● **Stated exercise**
Return, without pictures, the lines from the start of the data through the one that contains "[max(x_ticks)] * (len(y_ticks)".

----

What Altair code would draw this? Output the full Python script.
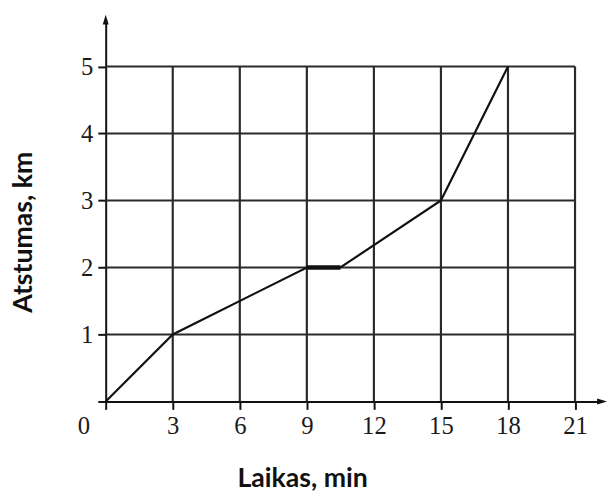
import altair as alt
import pandas as pd

# ---- data ----
time_min = [0, 3, 9, 10.5, 15, 18]
distance_km = [0, 1, 2, 2, 3, 5]
x_ticks = [0, 3, 6, 9, 12, 15, 18, 21]
y_ticks = [0, 1, 2, 3, 4, 5]
x_title = "Laikas, min"
y_title = "Atstumas, km"
origin_label = "0"

# ---- layout ----
W, H = 503, 387
XMAX = 22.21
YMAX = 5.70

INK = "#111111"
GRID = "#2a2a2a"
LABEL = "#1a1a1a"
SERIF = "Liberation Serif"
SANS = "Lato"

line_df = pd.DataFrame({"t": time_min, "d": distance_km})
stop_df = line_df.iloc[2:4]

vgrid = pd.DataFrame({"x": x_ticks[1:], "y0": [0] * (len(x_ticks) - 1),
                      "y1": [max(y_ticks)] * (len(x_ticks) - 1)})
hgrid = pd.DataFrame({"y": y_ticks[1:], "x0": [0] * (len(y_ticks) - 1),
                      "x1": [max(x_ticks)] * (len(y_ticks) - 1)})

xs = alt.Scale(domain=[0, XMAX], nice=False, zero=False)
ys = alt.Scale(domain=[0, YMAX], nice=False, zero=False)

UP = "M0,-1L0.6,1L-0.6,1Z"
RIGHT = "M1,0L-1,-0.6L-1,0.6Z"
arrow_df = pd.DataFrame({"x": [0, XMAX], "y": [YMAX, 0], "shape": [UP, RIGHT]})
origin_df = pd.DataFrame({"x": [0], "y": [0], "label": [origin_label]})

x_axis = alt.Axis(
    values=x_ticks, labelExpr="datum.value == 0 ? '' : datum.label",
    title=x_title, grid=False, domainColor=INK, domainWidth=2,
    tickColor=INK, tickWidth=2, tickSize=8,
    labelFont=SERIF, labelFontSize=25, labelColor=LABEL, labelPadding=4,
    labelFlush=False,
    titleFont=SANS, titleFontSize=27, titleFontWeight="bold", titleColor=INK,
    titleX=199, titleY=78, titleAlign="center", titleBaseline="middle",
)
y_axis = alt.Axis(
    values=y_ticks, labelExpr="datum.value == 0 ? '' : datum.label",
    title=y_title, grid=False, domainColor=INK, domainWidth=2,
    tickColor=INK, tickWidth=2, tickSize=8,
    labelFont=SERIF, labelFontSize=25, labelColor=LABEL, labelPadding=5,
    labelFlush=False,
    titleFont=SANS, titleFontSize=27, titleFontWeight="bold", titleColor=INK,
    titleX=-83, titleY=215, titleAlign="center", titleBaseline="middle",
)


def X(field):
    return alt.X(field, scale=xs, axis=x_axis)


def Y(field):
    return alt.Y(field, scale=ys, axis=y_axis)


grid_v = alt.Chart(vgrid).mark_rule(color=GRID, strokeWidth=2.2).encode(
    x=X("x:Q"), y=Y("y0:Q"), y2="y1:Q",
)
grid_h = alt.Chart(hgrid).mark_rule(color=GRID, strokeWidth=2.2).encode(
    y=Y("y:Q"), x=X("x0:Q"), x2="x1:Q",
)
line = alt.Chart(line_df).mark_line(color=INK, strokeWidth=2.2).encode(
    x=X("t:Q"), y=Y("d:Q"),
)
stop = alt.Chart(stop_df).mark_line(color=INK, strokeWidth=4.5).encode(
    x=X("t:Q"), y=Y("d:Q"),
)
arrows = alt.Chart(arrow_df).mark_point(filled=True, color=INK, size=100, opacity=1).encode(
    x=X("x:Q"), y=Y("y:Q"),
    shape=alt.Shape("shape:N", scale=None, legend=None),
)
origin = alt.Chart(origin_df).mark_text(
    font=SERIF, fontSize=25, color=LABEL, dx=-22, dy=25, align="center", baseline="middle"
).encode(
    x=X("x:Q"), y=Y("y:Q"), text="label:N",
)

chart = alt.layer(grid_v, grid_h, line, stop, arrows, origin).properties(
    width=W, height=H,
    padding={"left": 99, "top": 8.5, "right": 6, "bottom": 88},
    autosize="none",
    background="white",
).configure_view(stroke=None)

chart.save("out.html", embed_options={"renderer": "svg", "actions": False})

----

● **Answer to this exercise**
What Altair code would draw this? Output the full Python script.
import altair as alt
import pandas as pd

# ---- data ----
time_min = [0, 3, 9, 10.5, 15, 18]
distance_km = [0, 1, 2, 2, 3, 5]
x_ticks = [0, 3, 6, 9, 12, 15, 18, 21]
y_ticks = [0, 1, 2, 3, 4, 5]
x_title = "Laikas, min"
y_title = "Atstumas, km"
origin_label = "0"

# ---- layout ----
W, H = 503, 387
XMAX = 22.21
YMAX = 5.70

INK = "#111111"
GRID = "#2a2a2a"
LABEL = "#1a1a1a"
SERIF = "Liberation Serif"
SANS = "Lato"

line_df = pd.DataFrame({"t": time_min, "d": distance_km})
stop_df = line_df.iloc[2:4]

vgrid = pd.DataFrame({"x": x_ticks[1:], "y0": [0] * (len(x_ticks) - 1),
                      "y1": [max(y_ticks)] * (len(x_ticks) - 1)})
hgrid = pd.DataFrame({"y": y_ticks[1:], "x0": [0] * (len(y_ticks) - 1),
                      "x1": [max(x_ticks)] * (len(y_ticks) - 1)})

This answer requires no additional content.